MOBILE, Ala. (AP) — Mobile's mayor is proposing to annex 13,000 residents into the city.
Mobile, with a population just under 190,000, is currently the fourth-largest city in Alabama behind Birmingham, Huntsville and Montgomery.
But there has been opposition to the idea among Mobile city council members.
At a recent meeting, council member C.J. Small showed a Power Point presentation of photographs from around his district illustrating dilapidated buildings, potholes in roads, and parks in poor condition.
"This is what I get phone calls about," Small said. "Streets and sidewalks that have been left, for years, in distress. A (swimming) pool full of water with mosquitoes. Trash overflowing. And we are talking about expanding Mobile? We need to take care of our home first."
Discussion on the city council has also split along racial lines with the council's three black members voicing the most concerns about the annexation.
Under the proposal, the annexation of three separate corridors west of the city's limits would change the city's demographics from 50% black and 45.5% white to 48.8%, black and 46.7% white.

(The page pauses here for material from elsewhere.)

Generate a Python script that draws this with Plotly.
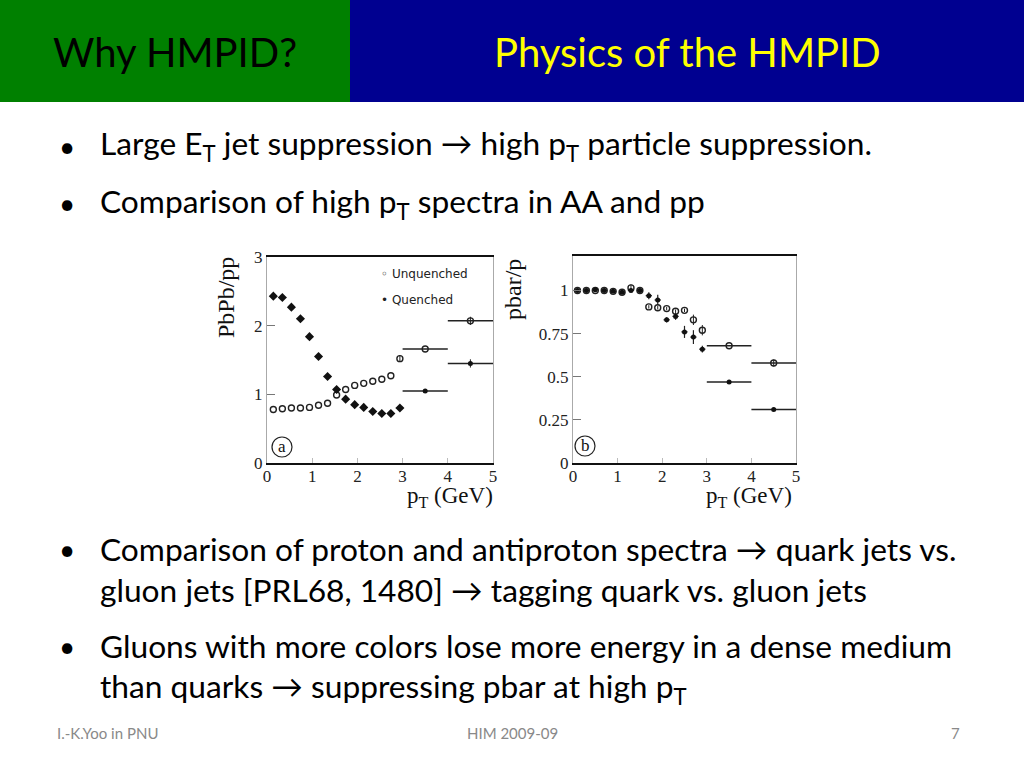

But Council President Levon Manzie said the issue wasn't about a shift in the city's racial demographics. Manzie and some other council members say it comes down to finances — and whether millions of dollars in city resources should be spent on providing services to people living west of the city limits.
In a 6-1 vote, the council decided to wait before deciding whether to authorize a special election for voters outside the city limits on whether to annex into the city. The waiting period will allow the administration to return back with more information about how the annexation would affect the city's finances.